Vorrei che, per un attimo, ci soffermassimo su queste notizie: “Omicidio di Mario Rossi, si indaga nel mondo eterosessuale”, “Morte di Maria Verdi, si segue la pista dell’ambiente etero”, “Infanticidio del piccolo Luigi Bianchi, l’omicida aveva una relazione con una donna”. Come credo sia chiaro, i titoli in questione sono inventati. Di certo hanno un qualcosa di eccentrico, per non dire assurdo. Cosa serve, ai fini della comunicazione, sapere l’orientamento sessuale del potenziale omicida? Nessuno, ovviamente. Eppure è ciò che succede quando la vittima di un delitto è un gay o presunto tale. La titolazione segue quasi una regola taciuta, ma precisa, per cui il reato si lega a doppia mandata alla (presunta) sessualità della vittima.
È notizia di ieri quella dell’uomo trovato senza vita nel quartiere San Lorenzo, a Roma. Repubblica riportava l’accaduto, commentando: “Si indaga anche nel mondo omosessuale”. Cosa significhi questo è poco chiaro. Cosa si intende, in primis, con tale dicitura? Tutto il mondo delle persone Lgbt, da quello delle associazioni ai circuiti ricreativi, passando dalla moltitudine di individui che non si riconoscono nelle prime e che non frequentano le discoteche? Si intende una specifica categoria di gay e, se sì, quale? Ma andiamo avanti e sul Corriere scopriamo che le “indagini puntano a omicidio gay”. Artificio linguistico mai applicato per quei casi in cui l’omicida non è riconducibile a una minoranza qualsiasi. Pensiamo per un attimo al tragico caso di Cogne: se vogliamo capire fino in fondo il paradosso della cosa, i giornali avrebbero dovuto specificare che si è consumato in una famiglia eterosessuale.
Questo tipo di procedimento linguistico parte dal presupposto dell’omosessualità come condizione malsana. Personalmente credo che sia un procedimento inconscio per chi vi ricorre, il più delle volte, ma non meno pericoloso per la minoranza in questione. Gli articoli citati chiamano in causa l’intero mondo delle persone Lgbt e lo legano al crimine. Nel “mondo omosessuale”, in quanto tale, ci sarebbero i germi della delinquenza.

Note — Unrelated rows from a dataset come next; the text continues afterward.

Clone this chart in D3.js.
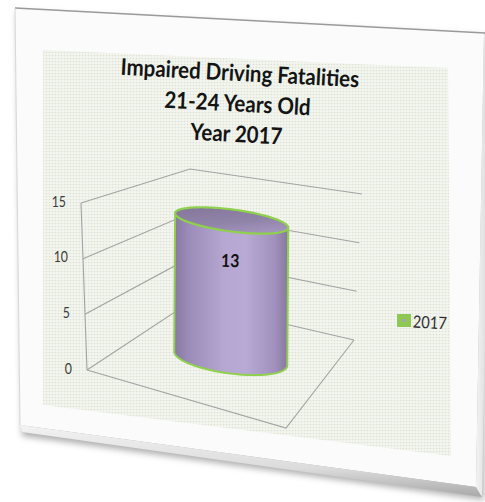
<!DOCTYPE html>
<html><head><meta charset="utf-8">
<script src="https://cdn.jsdelivr.net/npm/d3@7"></script>
<style>html,body{margin:0;padding:0;background:#fff;overflow:hidden}</style>
</head><body>
<svg id="chart" width="485" height="502"></svg>
<script>
// ---- data ----
const titleLines = ["Impaired Driving Fatalities", "21-24 Years Old", "Year 2017"];
const categories = ["2017"];
const seriesNames = ["2017"];
const values = [13];
const yTicks = [0, 5, 10, 15];
const yDomain = [0, 15];

// ---- layout ----
const FONT = "Lato, 'Open Sans', 'Liberation Sans', sans-serif";
const svg = d3.select("#chart");
const defs = svg.append("defs");

// photographed panel (perspective)
const panelFace = [[15,8],[484,32],[476,487],[20,425]];
const bevelBottom = [[20,425],[476,487],[482,497],[22,432]];
const bevelRight = [[476,487],[484,32],[490,33],[482,497]];
const plotArea = [[43,50],[448,68],[451,456],[43,405]];

// projected 3D box corners
const box = {
  bottom: {fl:[87,370], bl:[190,302], br:[354,340], fr:[286,428]},
  top:    {fl:[81,203], bl:[190,169], br:[362,194], fr:[295,230]}
};
const yScale = d3.scaleLinear().domain(yDomain).range([0, 1]);
const catScale = d3.scaleBand().domain(categories).range([0, 1]).padding(0.4);
const depthScale = d3.scaleBand().domain(seriesNames).range([0, 1]).padding(0.4);

const lerp = (a,b,t) => [a[0]+(b[0]-a[0])*t, a[1]+(b[1]-a[1])*t];
const bil = (f,d,c) => lerp(lerp(f.fl,f.bl,d), lerp(f.fr,f.br,d), c);
const P = (d,c,v) => lerp(bil(box.bottom,d,c), bil(box.top,d,c), v);
const line = d3.line();

// ---- panel ----
const shadow = defs.append("filter").attr("id","blur").attr("x","-10%").attr("y","-10%").attr("width","120%").attr("height","130%");
shadow.append("feGaussianBlur").attr("stdDeviation",3);
const bg = defs.append("linearGradient").attr("id","bevB").attr("x1",0).attr("y1",0).attr("x2",0).attr("y2",1);
bg.append("stop").attr("offset",0).attr("stop-color","#f2f2f2");
bg.append("stop").attr("offset",0.6).attr("stop-color","#dcdcdc");
bg.append("stop").attr("offset",1).attr("stop-color","#a8a8a8");
const br = defs.append("linearGradient").attr("id","bevR").attr("x1",0).attr("y1",0).attr("x2",1).attr("y2",0);
br.append("stop").attr("offset",0).attr("stop-color","#f4f4f4");
br.append("stop").attr("offset",1).attr("stop-color","#d6d6d6");

svg.append("path").attr("d", line([[17,12],[486,36],[484,500],[22,436]])+"Z")
  .attr("fill","#9c9c9c").attr("filter","url(#blur)").attr("opacity",0.8);
svg.append("path").attr("d", line(panelFace)+"Z").attr("fill","#fbfbfb");
svg.append("path").attr("d", line(bevelBottom)+"Z").attr("fill","url(#bevB)");
svg.append("path").attr("d", line(bevelRight)+"Z").attr("fill","url(#bevR)");
svg.append("path").attr("d", line([[15,8],[485,33]])).attr("stroke","#9a9a9a").attr("stroke-width",1.6).attr("fill","none");
svg.append("path").attr("d", line([[15,8],[20,425]])).attr("stroke","#d8d8d8").attr("stroke-width",1).attr("fill","none");

// dotted plot area
const pat = defs.append("pattern").attr("id","dots").attr("patternUnits","userSpaceOnUse").attr("width",3).attr("height",3);
pat.append("rect").attr("width",3).attr("height",3).attr("fill","#f3f5ef");
pat.append("circle").attr("cx",1.5).attr("cy",1.5).attr("r",0.85).attr("fill","#dde2d3");
svg.append("path").attr("d", line(plotArea)+"Z").attr("fill","url(#dots)");

// ---- title ----
const titlePos = [[239.5,81],[237,111.5],[236,142]];
const tg = svg.append("g");
const titleTexts = tg.selectAll("text").data(titleLines).join("text")
  .text(d=>d).attr("font-family",FONT).attr("font-weight","bold").attr("font-size",23)
  .attr("fill","#141414").attr("text-anchor","middle");
const l1 = titleTexts.nodes()[0].getComputedTextLength();
const ts = 239 / l1;
titleTexts.attr("transform",(d,i)=>`translate(${titlePos[i][0]},${titlePos[i][1]}) rotate(3) scale(${ts},1)`);

// ---- walls / gridlines ----
const grid = svg.append("g").attr("stroke","#a3a3a3").attr("stroke-width",1.1).attr("fill","none");
yTicks.forEach(t => {
  const v = yScale(t);
  grid.append("path").attr("d", line([P(0,0,v), P(1,0,v), P(1,1,v)]));
});
// floor outline
grid.append("path").attr("d", line([P(0,0,0), P(0,1,0), P(1,1,0)]));
// vertical axis
grid.append("path").attr("d", line([P(0,0,0), P(0,0,1)]));

// tick labels
svg.append("g").selectAll("text").data(yTicks).join("text")
  .text(d=>d).attr("font-family",FONT).attr("font-size",14.5).attr("fill","#3c3c3c")
  .attr("text-anchor","end").attr("dominant-baseline","middle")
  .attr("transform",d=>{const p=P(0,0,yScale(d)); return `translate(${p[0]-15},${p[1]}) scale(0.85,1)`;});

// ---- cylinder ----
const rot = 7.5*Math.PI/180;
const rx = 57, ryTop = 11, ryBot = 15;
function ellipsePts(c, ry, t0, t1, n){
  const pts=[];
  for(let i=0;i<=n;i++){
    const t=t0+(t1-t0)*i/n;
    pts.push([c[0]+rx*Math.cos(t)*Math.cos(rot)-ry*Math.sin(t)*Math.sin(rot),
              c[1]+rx*Math.cos(t)*Math.sin(rot)+ry*Math.sin(t)*Math.cos(rot)]);
  }
  return pts;
}
const bodyGrad = defs.append("linearGradient").attr("id","body").attr("gradientUnits","userSpaceOnUse");
[[0,"#877a9f"],[0.12,"#9a8bb8"],[0.45,"#b6a7d3"],[0.62,"#b8aad4"],[0.88,"#a190bd"],[1,"#84779b"]]
  .forEach(s=>bodyGrad.append("stop").attr("offset",s[0]).attr("stop-color",s[1]));
const topGrad = defs.append("linearGradient").attr("id","topg").attr("x1",0.2).attr("y1",0).attr("x2",0.6).attr("y2",1);
[[0,"#85789b"],[0.6,"#9184a9"],[1,"#a193bb"]].forEach(s=>topGrad.append("stop").attr("offset",s[0]).attr("stop-color",s[1]));

values.forEach((val,i)=>{
  const c = catScale(categories[i]) + catScale.bandwidth()/2;
  const d = depthScale(seriesNames[0]) + depthScale.bandwidth()/2;
  const b = P(d,c,0), t = P(d,c,yScale(val));
  const bc = [b[0]+1.5, b[1]-1.5];
  const tr0 = Math.atan(-(ryBot*Math.sin(rot))/(rx*Math.cos(rot)));
  const front = ellipsePts(bc, ryBot, tr0, tr0+Math.PI, 80);
  const tt0 = Math.atan(-(ryTop*Math.sin(rot))/(rx*Math.cos(rot)));
  const topFront = ellipsePts(t, ryTop, tt0, tt0+Math.PI, 80);
  bodyGrad.attr("x1", t[0]-rx).attr("x2", t[0]+rx).attr("y1",0).attr("y2",0);
  const bodyPts = [topFront[topFront.length-1], ...front.slice().reverse(), topFront[0]];
  svg.append("path").attr("d", line(bodyPts)+"Z").attr("fill","url(#body)")
    .attr("stroke","#8fd04c").attr("stroke-width",2).attr("stroke-linejoin","round");
  const full = ellipsePts(t, ryTop, 0, 2*Math.PI, 120);
  svg.append("path").attr("d", line(full)+"Z").attr("fill","url(#topg)")
    .attr("stroke","#8fd04c").attr("stroke-width",2.2);
  svg.append("text").text(val).attr("font-family",FONT).attr("font-weight","bold")
    .attr("font-size",18).attr("fill","#111").attr("text-anchor","middle")
    .attr("dominant-baseline","middle")
    .attr("transform",`translate(${t[0]-1.5},${t[1]+42}) rotate(2) scale(0.88,1)`);
});

// ---- legend ----
const lg = svg.append("g").attr("transform","translate(397,314)");
lg.append("rect").attr("width",14).attr("height",13).attr("fill","#8cc852");
lg.append("rect").attr("x",5.5).attr("y",5).attr("width",3).attr("height",3).attr("fill","#a9a0b8");
lg.append("text").text(seriesNames[0]).attr("font-family",FONT).attr("font-size",17)
  .attr("fill","#2e2e2e").attr("transform","translate(15.5,13.5) rotate(3) scale(0.86,1)");
</script>
</body></html>
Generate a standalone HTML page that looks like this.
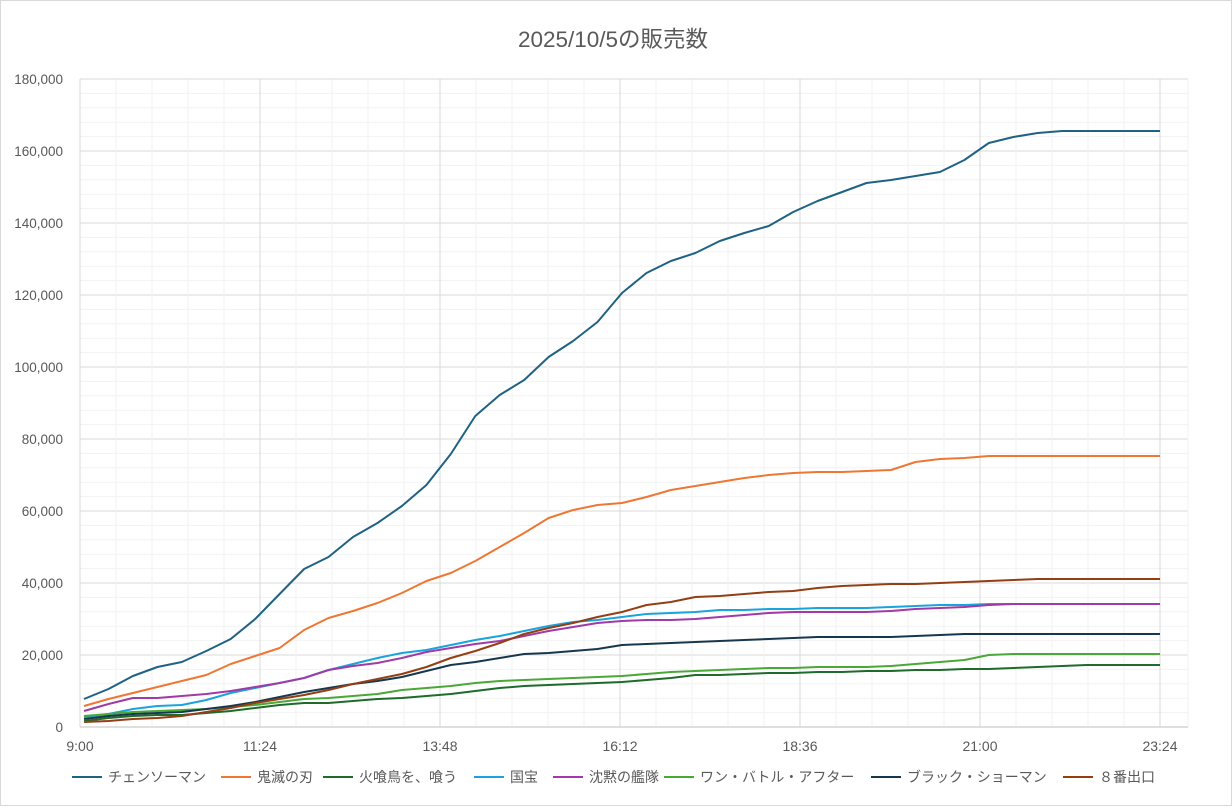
<!DOCTYPE html>
<html><head><meta charset="utf-8"><style>
body{margin:0;background:#fff;}
svg text{font-family:"Liberation Sans","Noto Sans CJK JP",sans-serif;fill:#595959;}
</style></head><body>
<svg id="s" width="1232" height="806" xmlns="http://www.w3.org/2000/svg">
<rect x="0.5" y="0.5" width="1231" height="805" fill="#fff" stroke="#d9d9d9"/>
<text x="613" y="47" font-size="22.5" text-anchor="middle">2025/10/5の販売数</text>
<g id="grid"></g>
<g id="lines" fill="none" stroke-width="2" stroke-linejoin="round"></g>
<g id="legend" font-size="14"></g>
</svg>
<script>
const ns="http://www.w3.org/2000/svg";
function el(t,a,p,txt){const e=document.createElementNS(ns,t);for(const k in a)e.setAttribute(k,a[k]);if(txt!==undefined)e.textContent=txt;p.appendChild(e);return e;}
const g=document.getElementById('grid');
const L=80,R=1188,T=79,B=727;
for(let i=0;i<=45;i++){const y=B-i*14.4;el('line',{x1:L,x2:R,y1:y,y2:y,stroke:i%5?'#f2f2f2':'#d9d9d9','stroke-width':1},g);}
for(let i=0;i<=31;i++){const x=L+i*36;if(x>R)break;el('line',{x1:x,x2:x,y1:T,y2:B,stroke:i%5?'#f2f2f2':'#d9d9d9','stroke-width':1},g);}
el('line',{x1:R,x2:R,y1:T,y2:B,stroke:'#f2f2f2'},g);
el('line',{x1:L,x2:R,y1:B,y2:B,stroke:'#bfbfbf'},g);
for(let i=0;i<=9;i++){el('text',{x:63,y:B-i*72+5,'font-size':13.5,'text-anchor':'end'},g,(i*20000).toLocaleString('en-US'));}
['9:00','11:24','13:48','16:12','18:36','21:00','23:24'].forEach((t,i)=>el('text',{x:L+i*180,y:751,'font-size':14,'text-anchor':'middle'},g,t));
const S=[
['チェンソーマン','#1f6283',[699,689,676,667,662,651,639,619,594,569,557,537,523,506,485,454,416,395,380,357,341,322,293,273,261,253,241,233,226,212,201,192,183,180,176,172,160,143,137,133,131,131,131,131,131]],
['鬼滅の刃','#ee7734',[706,699,693,687,681,675,664,656,648,630,618,611,603,593,581,573,561,547,533,518,510,505,503,497,490,486,482,478,475,473,472,472,471,470,462,459,458,456,456,456,456,456,456,456,456]],
['火喰鳥を、喰う','#1e6b2b',[721,718,716,715,715,713,711,708,705,703,703,701,699,698,696,694,691,688,686,685,684,683,682,680,678,675,675,674,673,673,672,672,671,671,670,670,669,669,668,667,666,665,665,665,665]],
['国宝','#1aa3dc',[717,714,709,706,705,700,693,688,683,678,670,664,658,653,650,645,640,636,631,626,622,620,617,614,613,612,610,610,609,609,608,608,608,607,606,605,605,604,604,604,604,604,604,604,604]],
['沈黙の艦隊','#a03aa6',[711,704,698,698,696,694,691,687,683,678,670,666,663,658,652,648,644,641,636,631,627,623,621,620,620,619,617,615,613,612,612,612,612,611,609,608,607,605,604,604,604,604,604,604,604]],
['ワン・バトル・アフター','#4aa837',[716,714,712,711,710,709,707,705,702,699,698,696,694,690,688,686,683,681,680,679,678,677,676,674,672,671,670,669,668,668,667,667,667,666,664,662,660,655,654,654,654,654,654,654,654]],
['ブラック・ショーマン','#16384f',[719,716,714,713,712,709,706,702,697,692,688,684,681,677,671,665,662,658,654,653,651,649,645,644,643,642,641,640,639,638,637,637,637,637,636,635,634,634,634,634,634,634,634,634,634]],
['８番出口','#943e14',[722,721,719,718,716,712,708,703,699,695,690,684,679,674,667,658,651,643,634,628,623,617,612,605,602,597,596,594,592,591,588,586,585,584,584,583,582,581,580,579,579,579,579,579,579]]
];
const lg=document.getElementById('lines'),leg=document.getElementById('legend');
S.forEach(s=>{const pts=s[2].map((y,i)=>(84+i*(1160-84)/44).toFixed(1)+','+y).join(' ');el('polyline',{points:pts,stroke:s[1]},lg);});
let xs=[72,221,323,474,553,664,871,1063];
S.forEach((s,i)=>{const x=xs[i];el('line',{x1:x,x2:x+30,y1:777,y2:777,stroke:s[1],'stroke-width':2},leg);el('text',{x:x+36,y:782},leg,s[0]);});
</script>
</body></html>
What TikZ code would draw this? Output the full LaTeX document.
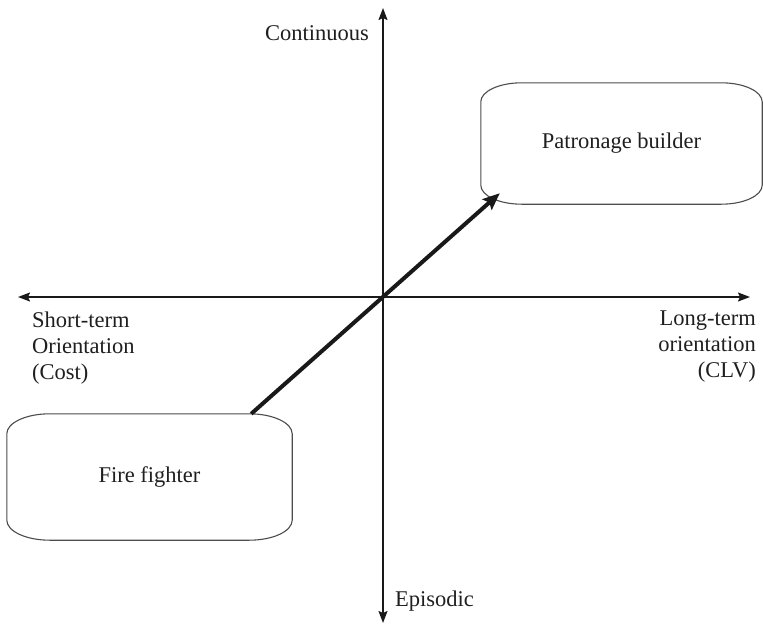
\documentclass[tikz,border=0pt]{standalone}
\usepackage{fontspec}
\setmainfont{Liberation Serif}
\usetikzlibrary{arrows.meta,calc}

\begin{document}
\begin{tikzpicture}[x=1pt,y=-1pt,
  lbl/.style={font=\fontsize{22.5}{26}\selectfont, inner sep=0pt, text=black!88},
  axis/.style={line width=1.6pt, draw=black!90, -{Stealth[length=12pt,width=9pt,inset=2pt]}},
  roundbox/.style={draw=none, rectangle, inner sep=0pt,
    font=\fontsize{22.5}{24}\selectfont, text=black!88},
  outline/.style={draw=black!70, line width=1.1pt},
  trend/.style={line width=4pt, draw=black!90,
    -{Stealth[length=17pt,width=14pt,inset=3pt]}}
]
\useasboundingbox (0,0) rectangle (763,629);

% axes
\coordinate (O) at (383,297);
\coordinate (left) at (18,297);
\coordinate (right) at (750,297);
\coordinate (top) at (383,8);
\coordinate (bottom) at (383,623);
\draw[axis] (O) -- (left);
\draw[axis] (O) -- (right);
\draw[axis] (O) -- (top);
\draw[axis] (O) -- (bottom);

% axis labels
\node[lbl, anchor=base east] (cont) at (369,40) {Continuous};
\node[lbl, anchor=base west] (epi) at (395,606) {Episodic};
\node[lbl, anchor=north west, align=left] (short) at (32,312)
  {Short-term\\Orientation\\(Cost)};
\node[lbl, anchor=north east, align=right] (long) at (756,311)
  {Long-term\\orientation\\(CLV)};

% the two strategy boxes
\node[roundbox, minimum width=285pt, minimum height=126pt] (ff) at (149.5,477) {Fire fighter};
\node[roundbox, minimum width=281pt, minimum height=121pt] (pb) at (621.5,143.5) {Patronage builder};

% outlines with elliptical corners
\foreach \b/\rx/\ry in {ff/43/20, pb/41/19} {
  \draw[outline]
    ([xshift=\rx pt]\b.north west) -- ([xshift=-\rx pt]\b.north east)
    arc[start angle=90, end angle=0, x radius=\rx pt, y radius=\ry pt]
    -- ([yshift=\ry pt]\b.south east)
    arc[start angle=0, end angle=-90, x radius=\rx pt, y radius=\ry pt]
    -- ([xshift=\rx pt]\b.south west)
    arc[start angle=270, end angle=180, x radius=\rx pt, y radius=\ry pt]
    -- ([yshift=-\ry pt]\b.north west)
    arc[start angle=180, end angle=90, x radius=\rx pt, y radius=\ry pt];
}

% movement from fire fighting to patronage building
\draw[trend] ([xshift=-41pt]ff.north east) -- ([shift={(19pt,11pt)}]pb.south west);
\end{tikzpicture}
\end{document}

Approccio lombrosiano, che però non corrisponde al vero. Sarebbe stato più corretto ipotizzare, qualora si tratti di questo, di un omicidio legato al mondo degli incontri occasionali (forse a pagamento), che sono altra cosa. Non è una condizione legata al proprio modo di essere – ed essere gay, nello specifico – che porta alla morte (subita o procurata). Semmai è uno specifico comportamento ad essere a rischio. Sempre ammesso che siano queste le cause reali del delitto di San Lorenzo.
Molti tra i media legano, invece, i fatti di cronaca nera alla specifica condizione dell’essere gay, regalandoci certe perle e i soliti “orrori” linguistici come quelli già visti il cui uso e riutilizzo stratifica, in chi legge, l’inconscia convinzione che il famigerato “ambiente gay” sia di per sé un ambiente losco, avvezzo al crimine e a sfondo sessuale. Tale atteggiamento crea ulteriori pregiudizi nella mente del lettore più ingenuo o con riferimenti culturali meno solidi. E ciò potrebbe portare a ulteriori discriminazioni di cui si fa volentieri a meno. Preoccupa, infine, che i due maggiori quotidiani nazionali siano – e si spera in modo non voluto – propagatori di diffidenza contro una categoria di persone. Oltre a mettere in discussione la professionalità delle testate in questione quando trattano tematiche così delicate.